Previous studies used old types of smartphones with limited tested parameters. It was reported that the sensitivity of the CMOS sensor considerably between different smartphone types and models due to differences in the manufacturers, production process, filters used, and variation in the gain of the CMOS amplifiers17. The other smartphones exhibit different CMOS sensitivity for different systems of the same type12. Alessandri18 assessed the use of three smartphones (Samsung S4, Samsung S7, and Samsung A3) for radiation detection with different radiation sources (Na-22, Zn-65, and Cs-137). The study reported that the smartphones responded contrarily to radiation. Smartphones with advanced sensors exhibited higher noise values. Jochen et al.19 said smartphone use for radiation dose measurements and testing different parameters for education purposes.

However, despite the low sensitivity of smartphones for the low level of radiation, they can be very useful in accident scenarios. The public may be exposed to higher dose levels20,21,22. Therefore, the scientific community needs to invest and refine the public’s current methods. This helps develop a well-informed society, and any user could monitor radiation to quantify the radioactivity intensity. Conventional dosimetry techniques necessitate expensive equipment with unique skills.

Study limitations

One of the notable limitations of this study is that a suitable measurement time is required for a stable measurement, and this could be anywhere between four and ten minutes. Therefore, rapid radiation surveys that are needed (often in seconds) for rapid safety responses cannot be performed by RadioactivityCounter in which after the proper stabilization of four to ten minutes, at least one extra minute is needed to obtain a measurement. Furthermore, if the black tape is not applied correctly to the camera lens, visible rays can be detected, which invalidate the measurement. The precision of the RadioactivityCounter app may also be affected by heat or low battery.
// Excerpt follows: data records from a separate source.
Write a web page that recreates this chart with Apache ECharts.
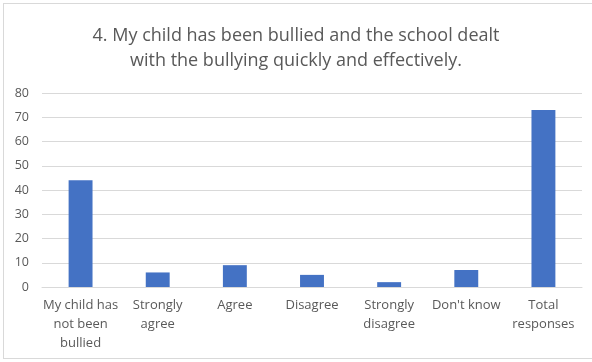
<!DOCTYPE html>
<html>
<head>
<meta charset="utf-8">
<script src="https://cdn.jsdelivr.net/npm/echarts@6/dist/echarts.min.js"></script>
<style>
  html, body { margin: 0; padding: 0; background: #fff; overflow: hidden; }
  #frame { position: absolute; left: 3px; top: 3px; width: 600px; height: 354px; border: 1px solid #d9d9d9; }
  #chart { position: absolute; left: 0; top: 0; width: 592px; height: 362px; }
</style>
</head>
<body>
<div id="frame"></div>
<div id="chart"></div>
<script>
const titleLines = [
  '4. My child has been bullied and the school dealt',
  'with the bullying quickly and effectively.'
];
const categories = [
  'My child has\nnot been\nbullied',
  'Strongly\nagree',
  'Agree',
  'Disagree',
  'Strongly\ndisagree',
  "Don't know",
  'Total\nresponses'
];
const responses = [44, 6, 9, 5, 2, 7, 73];
const yTicks = { min: 0, max: 80, step: 10 };

const textColor = '#595959';
const font = 'Open Sans, Liberation Sans, sans-serif';

const chart = echarts.init(document.getElementById('chart'), null, { renderer: 'canvas' });
chart.setOption({
  animation: false,
  title: {
    text: titleLines.join('\n'),
    left: 'center',
    top: 18,
    textStyle: { color: textColor, fontSize: 18, fontWeight: 'normal', fontFamily: font, lineHeight: 25 }
  },
  grid: { left: 42, right: 10, top: 93, bottom: 75, containLabel: false },
  xAxis: {
    type: 'category',
    data: categories,
    axisLine: { lineStyle: { color: '#d9d9d9' } },
    axisTick: { show: false },
    axisLabel: {
      color: textColor, fontSize: 13, fontFamily: font, lineHeight: 19,
      interval: 0, margin: 9
    }
  },
  yAxis: {
    type: 'value',
    min: yTicks.min,
    max: yTicks.max,
    interval: yTicks.step,
    axisLine: { show: false },
    axisTick: { show: false },
    splitLine: { lineStyle: { color: '#d9d9d9', width: 1 } },
    axisLabel: { color: textColor, fontSize: 12.5, fontFamily: font, margin: 13 }
  },
  series: [{
    type: 'bar',
    data: responses,
    barWidth: '31%',
    itemStyle: { color: '#4472c4' }
  }]
});
</script>
</body>
</html>
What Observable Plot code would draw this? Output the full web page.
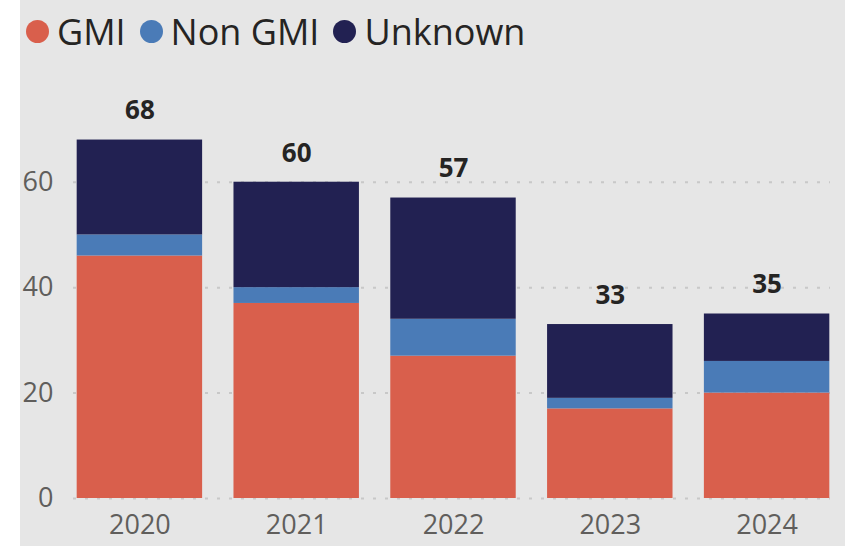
<!DOCTYPE html>
<html><head><meta charset="utf-8">
<script src="https://cdn.jsdelivr.net/npm/d3@7"></script>
<script src="https://cdn.jsdelivr.net/npm/@observablehq/plot@0.6"></script>
<style>
body{margin:0;background:linear-gradient(to right,#fff 20px,#e6e6e6 20px);width:845px;height:546px;overflow:hidden;font-family:"Open Sans",sans-serif}
#legend{height:62px;display:flex;align-items:center;padding-left:26px;font-size:36px;color:#252423;box-sizing:border-box}
.item{display:flex;align-items:center;margin-right:14px}
.sw{width:23px;height:23px;border-radius:50%;margin-right:8px}
#chart svg{display:block}
</style></head><body>
<div id="legend"></div><div id="chart"></div>
<script>
const years = ["2020","2021","2022","2023","2024"];
const series = ["GMI","Non GMI","Unknown"];
const colors = ["#d95f4c","#4a7bb7","#222152"];
const gmi = [46,37,27,17,20];
const nonGmi = [4,3,7,2,6];
const unknown = [18,20,23,14,9];
const yTicks = [0,20,40,60];

const data = years.flatMap((y,i)=>[
  {year:y,series:"GMI",value:gmi[i]},
  {year:y,series:"Non GMI",value:nonGmi[i]},
  {year:y,series:"Unknown",value:unknown[i]}
]);
const totals = years.map((y,i)=>({year:y,total:gmi[i]+nonGmi[i]+unknown[i]}));

const legend = document.getElementById("legend");
series.forEach((s,i)=>{
  const it=document.createElement("div");it.className="item";
  const sw=document.createElement("span");sw.className="sw";sw.style.background=colors[i];
  const t=document.createElement("span");t.textContent=s;
  it.append(sw,t);legend.append(it);
});

const chart = Plot.plot({
  width:845,height:484,marginLeft:61,marginRight:0,marginTop:67,marginBottom:48,
  style:{background:"transparent",fontFamily:"Open Sans, sans-serif",fontSize:"27px",color:"#605e5c"},
  x:{domain:years,paddingInner:0.2,paddingOuter:0.1,round:false,label:null},
  y:{domain:[0,70],label:null},
  color:{domain:series,range:colors},
  marks:[
    Plot.ruleY(yTicks,{stroke:"#c8c8c8",strokeWidth:2,strokeDasharray:"3,9",insetLeft:12,insetRight:15}),
    Plot.barY(data,{x:"year",y:"value",fill:"series",order:series}),
    Plot.text(totals,{x:"year",y:"total",text:"total",dy:-29,fontWeight:"bold",fill:"#252423",fontSize:26}),
    Plot.axisX({tickSize:0,tickPadding:16,label:null,fill:"#605e5c"}),
    Plot.axisY({ticks:yTicks,tickSize:0,tickPadding:8,label:null,fill:"#605e5c"})
  ]
});
document.getElementById("chart").append(chart);
</script>
</body></html>
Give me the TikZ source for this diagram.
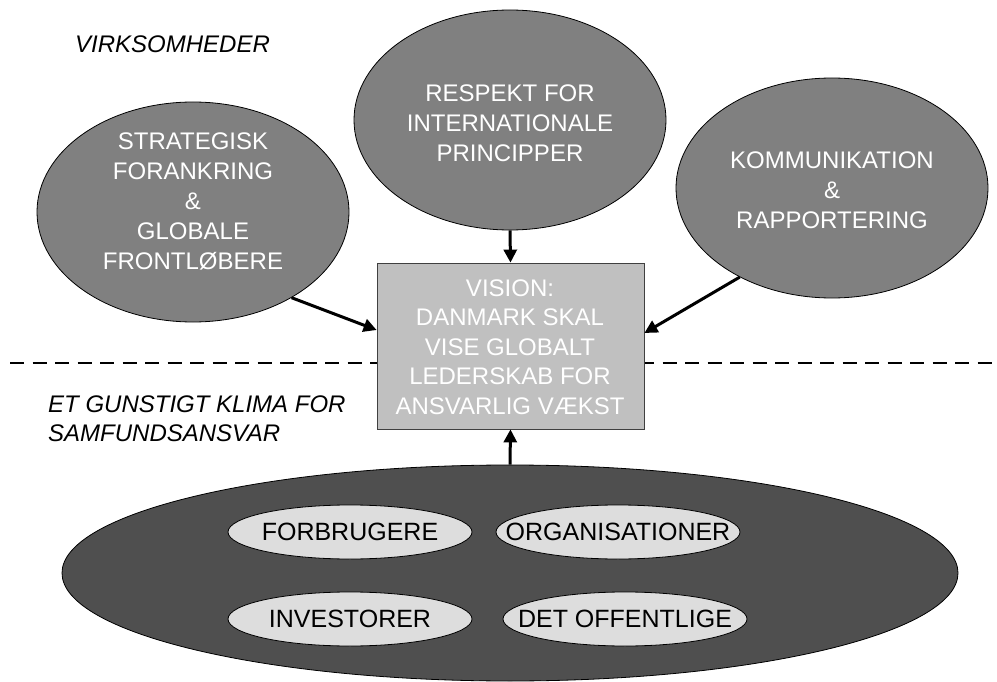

The sensitivity of the CMOS is limited to 10 µGy/h; thus, low dose rates cannot be detected. Furthermore, processing the data in the app rapidly depletes the smartphone’s battery, and black tape can damage a phone’s lens with frequent use. Alpha radiation cannot be detected as it is blocked by the housing, lens, and cover of the mobile phone. Gamma rays, X-rays, and beta particles with high energy, however, can be measured by this app.

Conclusions

In this work, the RadioactivityCounter smartphone application was evaluated for its ability to measuring ionizing radiation. The smartphone was irradiated with a calibrated 137Cs radioactive source, calibrated concrete pads with various known concentrations of radioactive elements, and direct Sunlight. The minimum exposure time for dose–response, as well as the responses’ linearity and angular dependence, were measured. CCDs are expensive and not widely available. They can be irregularly replaced by the use of a smartphone app in detecting harmful radiation such as that caused by gamma rays. An app can enable a user to determine the dose rates of ionising radiation at different distances and different directions from the ionising radiation’s source. The advantage of using a smartphone app in radiation detection is that it is cheap, simple to operate and accessible, since many people possess smartphones. In particular, the RadioactivityCounter application functions as a radiation detector at dose rates of higher than 10 µGy/h without the need for any hardware beyond a smartphone and a piece of electrical tape.

The advantage of using a smartphone app in radiation detection is that it is cheap, simple to operate, and accessible since many people possess smartphones. In particular, the RadioactivityCounter application functions as a radiation detector at dose rates of higher than 10 µGy/h without the need for any hardware beyond a smartphone and a piece of electrical tape. This study has shown that the RadioactivityCounter app is a readily available and useful tool for warning members of the public and industrial workers of hazardous doses of ionizing radiation that could be released in accidents.